**Required task:** Drop every picture, then transcribe the remaining data exactly.

★ ★ ★ ★

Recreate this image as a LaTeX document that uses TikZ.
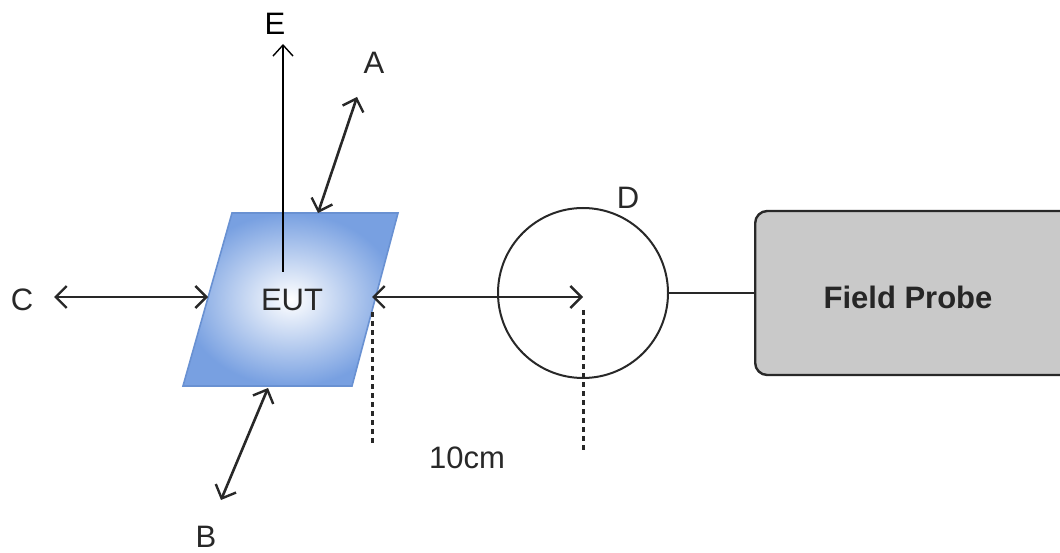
\documentclass[tikz,border=0pt]{standalone}
\usepackage{fontspec}
\setmainfont{Liberation Sans}
\usetikzlibrary{arrows.meta}
\definecolor{eutblue}{RGB}{120,160,225}
\definecolor{eutedge}{RGB}{105,145,210}
\definecolor{boxgray}{RGB}{201,201,201}
\definecolor{ink}{RGB}{40,40,40}
\tikzset{
  lbl/.style={inner sep=0pt, font=\fontsize{31}{31}\selectfont, text=ink},
  dbl/.style={draw=ink, line width=2.6pt, {Straight Barb[length=11pt,width=22pt,line width=2.4pt]}-{Straight Barb[length=11pt,width=22pt,line width=2.4pt]}},
  sgl/.style={draw=black, line width=1.4pt, -{Straight Barb[length=11pt,width=20pt,line width=1.4pt]}},
  meas/.style={draw=ink, line width=3pt, dash pattern=on 5pt off 4pt},
}
\begin{document}
\begin{tikzpicture}[x=1pt,y=-1pt]
\useasboundingbox (0,0) rectangle (1060,553);
% EUT parallelogram
\shade[inner color=white, outer color=eutblue, draw=eutedge, line width=1.6pt]
  (232,213) -- (398,213) -- (352,386) -- (183,386) -- cycle;
\node[lbl] (eut) at (292,300) {EUT};
\coordinate (eutleft) at (208,297);
\coordinate (eutright) at (372,297);
\coordinate (euttop) at (318,213);
\coordinate (eutbot) at (268,388);
\coordinate (eutc) at (283,272);
% E
\node[lbl, text=black] (E) at (275,24) {E};
\coordinate (etip) at (283,44);
\draw[sgl] (eutc) -- (etip);
% A
\node[lbl] (A) at (374,63) {A};
\coordinate (atip) at (357,97);
\draw[dbl] (euttop) -- (atip);
% C
\node[lbl] (C) at (22,300) {C};
\coordinate (ctip) at (54,297);
\draw[dbl] (ctip) -- (eutleft);
% B
\node[lbl] (B) at (206,537) {B};
\coordinate (btip) at (221,500);
\draw[dbl] (eutbot) -- (btip);
% circle D
\node[draw=ink, line width=2pt, circle, minimum size=170pt, inner sep=0pt] (circ) at (583,293) {};
\node[lbl] (D) at (628,198) {D};
\coordinate (cc) at (583,297);
\draw[dbl] (eutright) -- (cc);
% measurement
\coordinate (m1a) at (372,312);
\coordinate (m1b) at (372,446);
\coordinate (m2a) at (583,310);
\coordinate (m2b) at (583,452);
\draw[meas] (m1a) -- (m1b);
\draw[meas] (m2a) -- (m2b);
\node[lbl] (dist) at (467,458) {10cm};
% Field Probe
\node[draw=ink, line width=2.4pt, fill=boxgray, rounded corners=12pt, minimum width=330pt, minimum height=164pt, inner sep=0pt, anchor=west] (fp) at (754,293) {};
\node[lbl, font=\bfseries\fontsize{31}{31}\selectfont, text=black!85] (fpt) at (908,297) {Field Probe};
\draw[draw=ink, line width=2.2pt] (circ.east) -- (fp.west);
\end{tikzpicture}
\end{document}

★ ★ ★ ★

**Answer below:**
Recreate this image as a LaTeX document that uses TikZ.
\documentclass[tikz,border=0pt]{standalone}
\usepackage{fontspec}
\setmainfont{Liberation Sans}
\usetikzlibrary{arrows.meta}
\definecolor{eutblue}{RGB}{120,160,225}
\definecolor{eutedge}{RGB}{105,145,210}
\definecolor{boxgray}{RGB}{201,201,201}
\definecolor{ink}{RGB}{40,40,40}
\tikzset{
  lbl/.style={inner sep=0pt, font=\fontsize{31}{31}\selectfont, text=ink},
  dbl/.style={draw=ink, line width=2.6pt, {Straight Barb[length=11pt,width=22pt,line width=2.4pt]}-{Straight Barb[length=11pt,width=22pt,line width=2.4pt]}},
  sgl/.style={draw=black, line width=1.4pt, -{Straight Barb[length=11pt,width=20pt,line width=1.4pt]}},
  meas/.style={draw=ink, line width=3pt, dash pattern=on 5pt off 4pt},
}
\begin{document}
\begin{tikzpicture}[x=1pt,y=-1pt]
\useasboundingbox (0,0) rectangle (1060,553);
% EUT parallelogram
\shade[inner color=white, outer color=eutblue, draw=eutedge, line width=1.6pt]
  (232,213) -- (398,213) -- (352,386) -- (183,386) -- cycle;
\node[lbl] (eut) at (292,300) {EUT};
\coordinate (eutleft) at (208,297);
\coordinate (eutright) at (372,297);
\coordinate (euttop) at (318,213);
\coordinate (eutbot) at (268,388);
\coordinate (eutc) at (283,272);
% E
\node[lbl, text=black] (E) at (275,24) {E};
\coordinate (etip) at (283,44);
\draw[sgl] (eutc) -- (etip);
% A
\node[lbl] (A) at (374,63) {A};
\coordinate (atip) at (357,97);
\draw[dbl] (euttop) -- (atip);
% C
\node[lbl] (C) at (22,300) {C};
\coordinate (ctip) at (54,297);
\draw[dbl] (ctip) -- (eutleft);
% B
\node[lbl] (B) at (206,537) {B};
\coordinate (btip) at (221,500);
\draw[dbl] (eutbot) -- (btip);
% circle D
\node[draw=ink, line width=2pt, circle, minimum size=170pt, inner sep=0pt] (circ) at (583,293) {};
\node[lbl] (D) at (628,198) {D};
\coordinate (cc) at (583,297);
\draw[dbl] (eutright) -- (cc);
% measurement
\coordinate (m1a) at (372,312);
\coordinate (m1b) at (372,446);
\coordinate (m2a) at (583,310);
\coordinate (m2b) at (583,452);
\draw[meas] (m1a) -- (m1b);
\draw[meas] (m2a) -- (m2b);
\node[lbl] (dist) at (467,458) {10cm};
% Field Probe
\node[draw=ink, line width=2.4pt, fill=boxgray, rounded corners=12pt, minimum width=330pt, minimum height=164pt, inner sep=0pt, anchor=west] (fp) at (754,293) {};
\node[lbl, font=\bfseries\fontsize{31}{31}\selectfont, text=black!85] (fpt) at (908,297) {Field Probe};
\draw[draw=ink, line width=2.2pt] (circ.east) -- (fp.west);
\end{tikzpicture}
\end{document}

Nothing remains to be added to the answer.